GOAL – Set the pictures aside and set down only the lines from the line holding "Recreate this image" through the end of the entries below, ends included.

DATA TO PROCESS –
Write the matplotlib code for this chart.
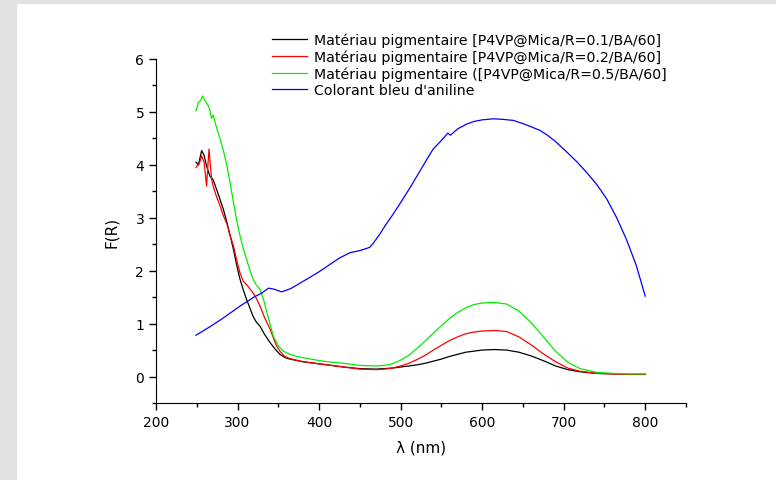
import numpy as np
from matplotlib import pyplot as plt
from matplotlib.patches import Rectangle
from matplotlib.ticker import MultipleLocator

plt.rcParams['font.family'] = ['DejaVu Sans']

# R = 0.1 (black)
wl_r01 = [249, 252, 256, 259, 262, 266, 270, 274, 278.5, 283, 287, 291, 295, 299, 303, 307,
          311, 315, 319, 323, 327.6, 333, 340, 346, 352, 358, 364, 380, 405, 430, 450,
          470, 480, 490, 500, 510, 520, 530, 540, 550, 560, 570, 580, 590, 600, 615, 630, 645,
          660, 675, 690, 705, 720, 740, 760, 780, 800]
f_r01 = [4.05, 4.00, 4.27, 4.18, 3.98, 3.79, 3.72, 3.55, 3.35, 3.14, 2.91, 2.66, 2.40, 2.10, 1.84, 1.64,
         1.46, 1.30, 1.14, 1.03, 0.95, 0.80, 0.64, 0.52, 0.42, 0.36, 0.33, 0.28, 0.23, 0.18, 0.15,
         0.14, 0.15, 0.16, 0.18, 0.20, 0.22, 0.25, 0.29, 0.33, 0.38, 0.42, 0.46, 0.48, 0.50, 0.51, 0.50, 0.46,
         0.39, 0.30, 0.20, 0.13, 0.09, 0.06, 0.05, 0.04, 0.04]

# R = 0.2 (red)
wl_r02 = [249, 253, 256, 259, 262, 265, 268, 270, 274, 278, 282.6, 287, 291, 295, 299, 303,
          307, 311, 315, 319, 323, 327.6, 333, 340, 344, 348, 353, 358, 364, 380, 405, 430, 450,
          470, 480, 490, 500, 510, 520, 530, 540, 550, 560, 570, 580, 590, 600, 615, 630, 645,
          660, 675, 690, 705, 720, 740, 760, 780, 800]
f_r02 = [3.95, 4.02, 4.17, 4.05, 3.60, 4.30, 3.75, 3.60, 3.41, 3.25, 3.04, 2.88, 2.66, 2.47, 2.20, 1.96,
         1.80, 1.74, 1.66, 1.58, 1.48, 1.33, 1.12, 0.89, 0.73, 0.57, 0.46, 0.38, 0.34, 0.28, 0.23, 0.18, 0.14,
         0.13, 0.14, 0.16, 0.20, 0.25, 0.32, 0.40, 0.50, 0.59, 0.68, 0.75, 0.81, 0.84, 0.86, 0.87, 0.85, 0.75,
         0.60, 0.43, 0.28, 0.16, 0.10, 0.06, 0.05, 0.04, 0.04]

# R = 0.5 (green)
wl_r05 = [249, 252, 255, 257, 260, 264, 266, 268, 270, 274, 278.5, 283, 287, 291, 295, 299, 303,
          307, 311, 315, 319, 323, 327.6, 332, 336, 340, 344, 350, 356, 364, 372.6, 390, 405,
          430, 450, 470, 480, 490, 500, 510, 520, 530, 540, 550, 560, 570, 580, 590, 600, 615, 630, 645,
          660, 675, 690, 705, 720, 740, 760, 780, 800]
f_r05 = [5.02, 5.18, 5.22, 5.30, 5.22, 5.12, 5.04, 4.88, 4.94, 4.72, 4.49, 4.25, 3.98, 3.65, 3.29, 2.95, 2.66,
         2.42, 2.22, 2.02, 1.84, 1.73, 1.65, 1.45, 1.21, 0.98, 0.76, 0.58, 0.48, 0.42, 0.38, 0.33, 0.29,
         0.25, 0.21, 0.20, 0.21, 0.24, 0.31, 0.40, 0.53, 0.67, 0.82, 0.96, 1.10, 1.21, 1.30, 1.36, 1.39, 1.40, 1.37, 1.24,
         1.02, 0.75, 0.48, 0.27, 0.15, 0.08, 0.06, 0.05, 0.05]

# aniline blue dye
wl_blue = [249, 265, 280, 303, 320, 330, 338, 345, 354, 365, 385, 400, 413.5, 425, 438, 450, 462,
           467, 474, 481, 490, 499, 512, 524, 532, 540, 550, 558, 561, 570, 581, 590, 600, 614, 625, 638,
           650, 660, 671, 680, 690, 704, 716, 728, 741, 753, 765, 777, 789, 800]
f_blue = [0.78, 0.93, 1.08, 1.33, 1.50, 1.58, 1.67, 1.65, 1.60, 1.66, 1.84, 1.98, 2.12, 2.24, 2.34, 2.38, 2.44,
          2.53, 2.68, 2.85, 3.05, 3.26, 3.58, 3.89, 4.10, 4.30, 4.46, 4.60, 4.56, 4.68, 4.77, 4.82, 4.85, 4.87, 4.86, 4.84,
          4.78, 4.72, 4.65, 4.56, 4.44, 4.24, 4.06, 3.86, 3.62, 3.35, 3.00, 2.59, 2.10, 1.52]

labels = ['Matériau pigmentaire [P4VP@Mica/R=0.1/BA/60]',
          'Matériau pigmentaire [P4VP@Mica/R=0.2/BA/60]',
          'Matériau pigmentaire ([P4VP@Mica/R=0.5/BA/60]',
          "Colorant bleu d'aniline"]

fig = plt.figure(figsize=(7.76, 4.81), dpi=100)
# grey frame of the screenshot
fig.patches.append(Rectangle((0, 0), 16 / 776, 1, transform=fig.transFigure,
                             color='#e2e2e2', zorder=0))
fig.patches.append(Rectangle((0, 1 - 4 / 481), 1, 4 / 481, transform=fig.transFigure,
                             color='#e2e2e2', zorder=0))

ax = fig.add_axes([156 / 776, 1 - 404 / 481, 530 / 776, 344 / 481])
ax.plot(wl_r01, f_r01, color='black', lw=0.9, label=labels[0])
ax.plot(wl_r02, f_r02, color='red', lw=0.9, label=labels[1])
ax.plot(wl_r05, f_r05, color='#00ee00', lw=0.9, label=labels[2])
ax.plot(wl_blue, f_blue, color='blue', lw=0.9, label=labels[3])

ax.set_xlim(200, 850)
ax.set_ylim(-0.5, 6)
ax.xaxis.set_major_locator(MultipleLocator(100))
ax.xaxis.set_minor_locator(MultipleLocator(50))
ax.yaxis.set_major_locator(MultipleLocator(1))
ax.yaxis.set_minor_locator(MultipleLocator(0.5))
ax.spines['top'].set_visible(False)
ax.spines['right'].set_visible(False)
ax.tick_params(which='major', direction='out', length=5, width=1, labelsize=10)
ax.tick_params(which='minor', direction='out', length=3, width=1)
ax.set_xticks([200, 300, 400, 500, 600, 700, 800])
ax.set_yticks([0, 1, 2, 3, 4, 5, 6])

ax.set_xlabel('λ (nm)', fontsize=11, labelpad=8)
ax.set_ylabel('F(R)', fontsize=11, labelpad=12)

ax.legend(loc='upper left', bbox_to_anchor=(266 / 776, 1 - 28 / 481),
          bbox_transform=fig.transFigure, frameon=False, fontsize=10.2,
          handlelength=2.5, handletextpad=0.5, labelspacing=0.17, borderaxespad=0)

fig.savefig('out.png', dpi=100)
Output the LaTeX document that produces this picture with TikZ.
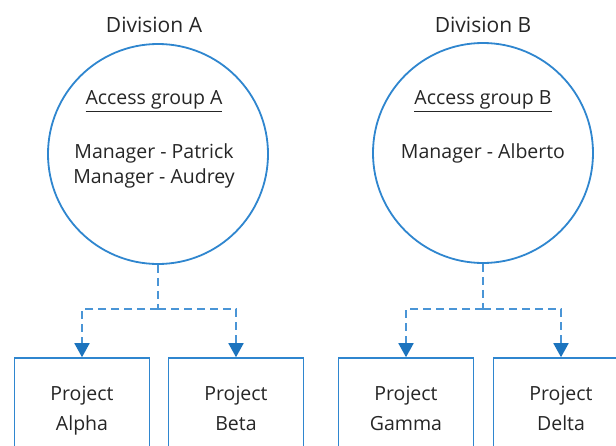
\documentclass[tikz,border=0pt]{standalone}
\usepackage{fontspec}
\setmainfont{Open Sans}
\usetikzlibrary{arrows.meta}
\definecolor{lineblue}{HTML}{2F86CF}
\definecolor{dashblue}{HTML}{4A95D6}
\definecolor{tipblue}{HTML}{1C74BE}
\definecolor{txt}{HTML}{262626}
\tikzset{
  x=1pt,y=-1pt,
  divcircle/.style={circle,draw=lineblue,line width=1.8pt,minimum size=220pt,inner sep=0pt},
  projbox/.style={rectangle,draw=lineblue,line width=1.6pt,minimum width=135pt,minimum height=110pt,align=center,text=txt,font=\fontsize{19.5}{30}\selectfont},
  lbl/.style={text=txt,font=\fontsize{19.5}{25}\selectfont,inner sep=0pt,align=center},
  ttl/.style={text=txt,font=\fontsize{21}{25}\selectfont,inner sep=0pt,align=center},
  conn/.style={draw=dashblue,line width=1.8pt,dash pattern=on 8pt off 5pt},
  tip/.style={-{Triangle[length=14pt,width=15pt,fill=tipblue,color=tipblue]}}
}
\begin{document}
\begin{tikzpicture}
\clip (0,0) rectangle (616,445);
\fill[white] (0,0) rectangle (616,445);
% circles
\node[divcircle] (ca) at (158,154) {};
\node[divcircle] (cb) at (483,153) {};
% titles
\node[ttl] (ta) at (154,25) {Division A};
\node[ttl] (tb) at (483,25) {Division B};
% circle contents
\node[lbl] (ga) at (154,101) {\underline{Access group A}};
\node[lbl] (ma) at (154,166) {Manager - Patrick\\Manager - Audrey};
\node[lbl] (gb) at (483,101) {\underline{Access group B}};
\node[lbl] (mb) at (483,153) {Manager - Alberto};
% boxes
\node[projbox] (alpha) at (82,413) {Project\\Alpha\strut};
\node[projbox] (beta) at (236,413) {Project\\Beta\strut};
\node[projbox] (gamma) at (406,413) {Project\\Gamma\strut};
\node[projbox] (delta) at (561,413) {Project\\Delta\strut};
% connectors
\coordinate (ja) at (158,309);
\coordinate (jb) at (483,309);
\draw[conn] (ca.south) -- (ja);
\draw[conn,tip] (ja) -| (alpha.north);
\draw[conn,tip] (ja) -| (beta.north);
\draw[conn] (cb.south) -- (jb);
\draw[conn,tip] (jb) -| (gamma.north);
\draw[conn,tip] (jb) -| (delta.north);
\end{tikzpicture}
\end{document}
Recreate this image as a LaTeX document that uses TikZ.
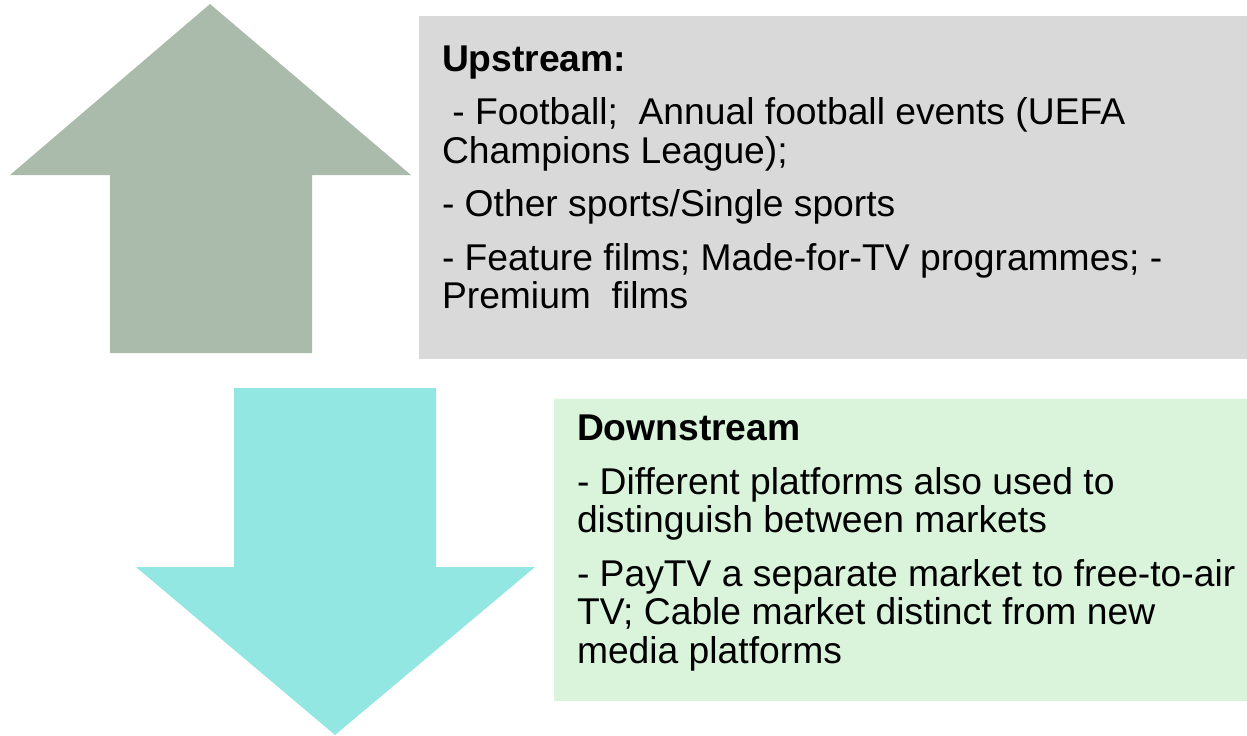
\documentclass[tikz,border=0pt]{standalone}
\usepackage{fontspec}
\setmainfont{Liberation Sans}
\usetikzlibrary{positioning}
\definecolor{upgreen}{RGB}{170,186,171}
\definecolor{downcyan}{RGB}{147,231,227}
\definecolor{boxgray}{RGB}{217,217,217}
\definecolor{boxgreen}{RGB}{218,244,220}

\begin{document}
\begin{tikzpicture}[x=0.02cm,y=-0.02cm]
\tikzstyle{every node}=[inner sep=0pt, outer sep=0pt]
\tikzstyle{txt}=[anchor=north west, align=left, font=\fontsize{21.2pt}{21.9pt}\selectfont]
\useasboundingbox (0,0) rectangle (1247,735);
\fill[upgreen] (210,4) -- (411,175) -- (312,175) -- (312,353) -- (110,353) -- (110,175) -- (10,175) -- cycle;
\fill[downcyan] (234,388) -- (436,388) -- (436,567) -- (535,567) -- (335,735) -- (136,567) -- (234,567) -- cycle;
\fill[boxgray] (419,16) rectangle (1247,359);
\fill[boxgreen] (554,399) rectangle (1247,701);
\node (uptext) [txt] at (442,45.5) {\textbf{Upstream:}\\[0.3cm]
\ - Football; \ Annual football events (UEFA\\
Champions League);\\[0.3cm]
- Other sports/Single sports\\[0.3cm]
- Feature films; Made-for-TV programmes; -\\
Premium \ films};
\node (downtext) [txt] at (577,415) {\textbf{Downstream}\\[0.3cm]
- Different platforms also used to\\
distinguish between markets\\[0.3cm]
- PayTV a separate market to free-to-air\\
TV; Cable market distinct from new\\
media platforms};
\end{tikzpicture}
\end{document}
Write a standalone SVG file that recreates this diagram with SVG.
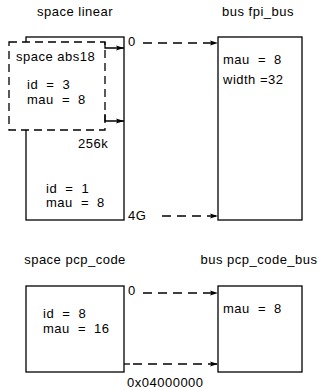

ANSWER TO THE PROBLEM –
Recreate this image as a LaTeX document that uses TikZ.
\documentclass[tikz,border=0pt]{standalone}
\usepackage{fontspec}
\setmainfont{Liberation Sans}
\usetikzlibrary{positioning}
\definecolor{upgreen}{RGB}{170,186,171}
\definecolor{downcyan}{RGB}{147,231,227}
\definecolor{boxgray}{RGB}{217,217,217}
\definecolor{boxgreen}{RGB}{218,244,220}

\begin{document}
\begin{tikzpicture}[x=0.02cm,y=-0.02cm]
\tikzstyle{every node}=[inner sep=0pt, outer sep=0pt]
\tikzstyle{txt}=[anchor=north west, align=left, font=\fontsize{21.2pt}{21.9pt}\selectfont]
\useasboundingbox (0,0) rectangle (1247,735);
\fill[upgreen] (210,4) -- (411,175) -- (312,175) -- (312,353) -- (110,353) -- (110,175) -- (10,175) -- cycle;
\fill[downcyan] (234,388) -- (436,388) -- (436,567) -- (535,567) -- (335,735) -- (136,567) -- (234,567) -- cycle;
\fill[boxgray] (419,16) rectangle (1247,359);
\fill[boxgreen] (554,399) rectangle (1247,701);
\node (uptext) [txt] at (442,45.5) {\textbf{Upstream:}\\[0.3cm]
\ - Football; \ Annual football events (UEFA\\
Champions League);\\[0.3cm]
- Other sports/Single sports\\[0.3cm]
- Feature films; Made-for-TV programmes; -\\
Premium \ films};
\node (downtext) [txt] at (577,415) {\textbf{Downstream}\\[0.3cm]
- Different platforms also used to\\
distinguish between markets\\[0.3cm]
- PayTV a separate market to free-to-air\\
TV; Cable market distinct from new\\
media platforms};
\end{tikzpicture}
\end{document}
Write a standalone SVG file that recreates this diagram with SVG.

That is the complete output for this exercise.